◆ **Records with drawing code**
····················

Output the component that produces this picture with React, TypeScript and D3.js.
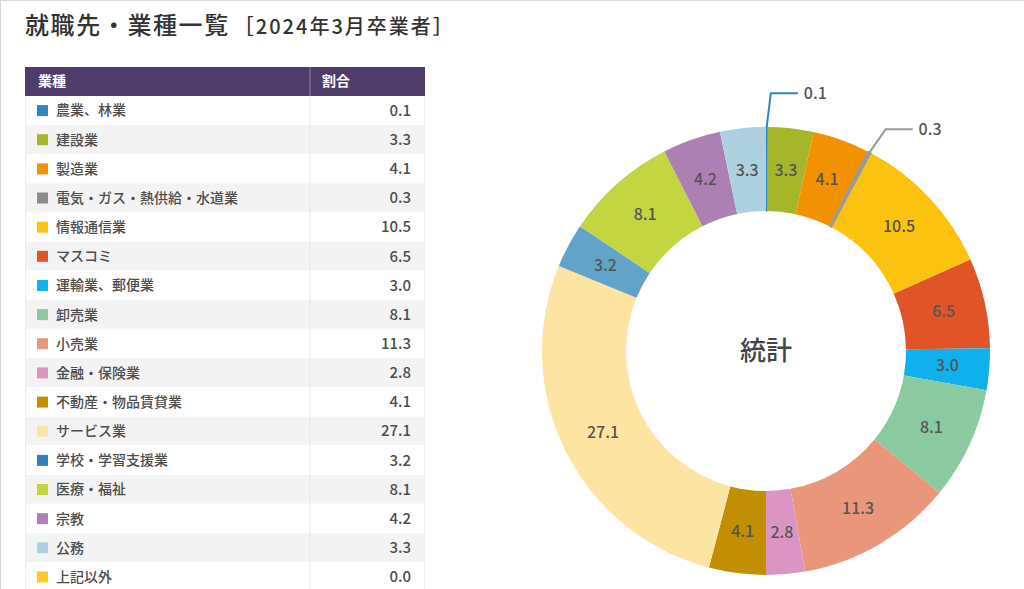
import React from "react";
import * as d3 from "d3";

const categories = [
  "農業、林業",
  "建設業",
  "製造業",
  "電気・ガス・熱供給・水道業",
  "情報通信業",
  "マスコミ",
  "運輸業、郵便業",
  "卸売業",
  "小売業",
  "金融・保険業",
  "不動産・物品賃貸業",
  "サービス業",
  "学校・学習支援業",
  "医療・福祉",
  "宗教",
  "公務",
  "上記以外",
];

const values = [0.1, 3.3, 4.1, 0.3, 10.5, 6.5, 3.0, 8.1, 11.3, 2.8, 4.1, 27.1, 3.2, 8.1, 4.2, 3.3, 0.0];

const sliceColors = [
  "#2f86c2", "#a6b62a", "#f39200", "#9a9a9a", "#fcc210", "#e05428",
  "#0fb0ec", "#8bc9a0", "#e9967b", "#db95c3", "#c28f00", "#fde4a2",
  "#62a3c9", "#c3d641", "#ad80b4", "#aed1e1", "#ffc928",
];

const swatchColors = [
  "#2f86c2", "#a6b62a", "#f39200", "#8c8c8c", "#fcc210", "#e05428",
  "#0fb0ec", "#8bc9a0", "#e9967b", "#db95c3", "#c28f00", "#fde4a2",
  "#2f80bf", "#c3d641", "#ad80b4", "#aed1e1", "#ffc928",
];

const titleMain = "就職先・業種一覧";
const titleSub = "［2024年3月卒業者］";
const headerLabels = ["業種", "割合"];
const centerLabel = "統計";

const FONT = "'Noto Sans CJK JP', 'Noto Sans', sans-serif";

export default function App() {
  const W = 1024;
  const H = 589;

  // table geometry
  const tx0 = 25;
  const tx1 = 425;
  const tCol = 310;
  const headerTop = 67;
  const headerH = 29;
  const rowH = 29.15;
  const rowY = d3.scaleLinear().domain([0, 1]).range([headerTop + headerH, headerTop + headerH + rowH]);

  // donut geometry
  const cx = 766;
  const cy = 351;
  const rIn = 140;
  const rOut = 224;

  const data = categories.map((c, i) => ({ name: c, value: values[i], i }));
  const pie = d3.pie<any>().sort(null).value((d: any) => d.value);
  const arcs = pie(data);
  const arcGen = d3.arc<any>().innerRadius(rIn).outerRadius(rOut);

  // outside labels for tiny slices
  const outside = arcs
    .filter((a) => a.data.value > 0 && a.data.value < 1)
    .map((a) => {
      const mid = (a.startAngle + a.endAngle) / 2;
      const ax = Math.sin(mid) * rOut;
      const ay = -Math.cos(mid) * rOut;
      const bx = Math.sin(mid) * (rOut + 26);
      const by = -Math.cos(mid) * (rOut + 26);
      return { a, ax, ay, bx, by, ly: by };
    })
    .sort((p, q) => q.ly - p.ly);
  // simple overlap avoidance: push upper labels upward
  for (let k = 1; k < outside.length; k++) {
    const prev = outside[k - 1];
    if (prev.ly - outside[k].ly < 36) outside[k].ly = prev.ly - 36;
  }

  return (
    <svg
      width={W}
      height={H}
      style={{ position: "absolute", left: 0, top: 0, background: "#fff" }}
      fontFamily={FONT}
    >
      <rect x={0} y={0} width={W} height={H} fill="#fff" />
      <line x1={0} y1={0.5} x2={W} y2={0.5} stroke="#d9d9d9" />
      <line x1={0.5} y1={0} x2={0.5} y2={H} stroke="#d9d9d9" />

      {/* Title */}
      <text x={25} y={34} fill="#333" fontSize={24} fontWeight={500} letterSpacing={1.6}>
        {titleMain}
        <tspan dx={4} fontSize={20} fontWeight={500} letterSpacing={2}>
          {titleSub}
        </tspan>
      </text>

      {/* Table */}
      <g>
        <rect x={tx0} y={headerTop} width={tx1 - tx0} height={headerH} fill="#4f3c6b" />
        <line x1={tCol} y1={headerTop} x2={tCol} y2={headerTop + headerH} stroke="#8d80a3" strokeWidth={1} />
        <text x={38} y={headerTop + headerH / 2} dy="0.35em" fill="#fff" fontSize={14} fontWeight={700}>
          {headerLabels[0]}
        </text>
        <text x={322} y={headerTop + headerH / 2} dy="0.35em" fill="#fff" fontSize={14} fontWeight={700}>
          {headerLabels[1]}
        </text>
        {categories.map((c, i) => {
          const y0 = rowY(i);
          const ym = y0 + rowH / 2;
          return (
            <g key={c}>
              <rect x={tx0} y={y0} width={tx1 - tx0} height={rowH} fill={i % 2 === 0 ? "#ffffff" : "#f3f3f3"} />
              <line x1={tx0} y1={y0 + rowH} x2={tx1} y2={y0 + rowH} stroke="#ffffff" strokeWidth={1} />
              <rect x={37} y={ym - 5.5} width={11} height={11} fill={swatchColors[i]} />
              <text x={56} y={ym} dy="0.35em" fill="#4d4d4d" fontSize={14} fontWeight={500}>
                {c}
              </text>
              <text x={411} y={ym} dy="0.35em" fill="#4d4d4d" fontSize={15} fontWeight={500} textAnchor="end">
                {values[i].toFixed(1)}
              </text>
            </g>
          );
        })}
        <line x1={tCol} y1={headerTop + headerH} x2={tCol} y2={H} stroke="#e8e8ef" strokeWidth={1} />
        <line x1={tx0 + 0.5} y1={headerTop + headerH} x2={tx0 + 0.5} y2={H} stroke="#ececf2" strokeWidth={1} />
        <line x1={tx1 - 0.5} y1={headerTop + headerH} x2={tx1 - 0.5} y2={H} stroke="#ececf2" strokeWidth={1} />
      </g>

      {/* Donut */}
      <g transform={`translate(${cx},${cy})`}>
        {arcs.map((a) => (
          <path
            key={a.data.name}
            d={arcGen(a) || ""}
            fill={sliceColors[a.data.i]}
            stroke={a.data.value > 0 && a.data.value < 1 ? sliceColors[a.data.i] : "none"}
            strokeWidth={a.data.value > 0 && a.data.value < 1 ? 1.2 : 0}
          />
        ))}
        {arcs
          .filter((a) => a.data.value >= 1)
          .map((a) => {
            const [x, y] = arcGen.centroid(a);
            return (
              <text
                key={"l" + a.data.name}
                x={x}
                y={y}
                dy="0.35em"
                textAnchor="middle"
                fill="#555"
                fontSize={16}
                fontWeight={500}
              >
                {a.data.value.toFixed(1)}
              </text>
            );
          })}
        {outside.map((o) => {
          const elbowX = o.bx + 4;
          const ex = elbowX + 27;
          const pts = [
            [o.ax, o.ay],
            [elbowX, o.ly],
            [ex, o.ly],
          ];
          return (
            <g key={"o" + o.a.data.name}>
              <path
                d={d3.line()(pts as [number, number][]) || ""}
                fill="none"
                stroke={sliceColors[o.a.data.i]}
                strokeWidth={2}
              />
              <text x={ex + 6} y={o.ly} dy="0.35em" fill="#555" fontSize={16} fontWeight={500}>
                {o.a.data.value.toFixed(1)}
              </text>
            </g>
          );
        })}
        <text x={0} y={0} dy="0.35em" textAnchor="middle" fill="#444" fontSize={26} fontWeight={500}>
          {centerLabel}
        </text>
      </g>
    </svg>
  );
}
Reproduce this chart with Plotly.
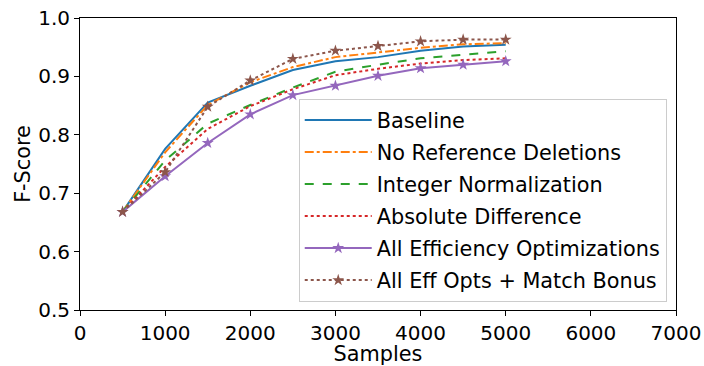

····················

◆ **WORK INSTRUCTIONS**
Search the entries for the word "this" and pick out every line that holds it.

◆ **TASK OUTPUT**
Output the component that produces this picture with React, TypeScript and D3.js.
Reproduce this chart with Plotly.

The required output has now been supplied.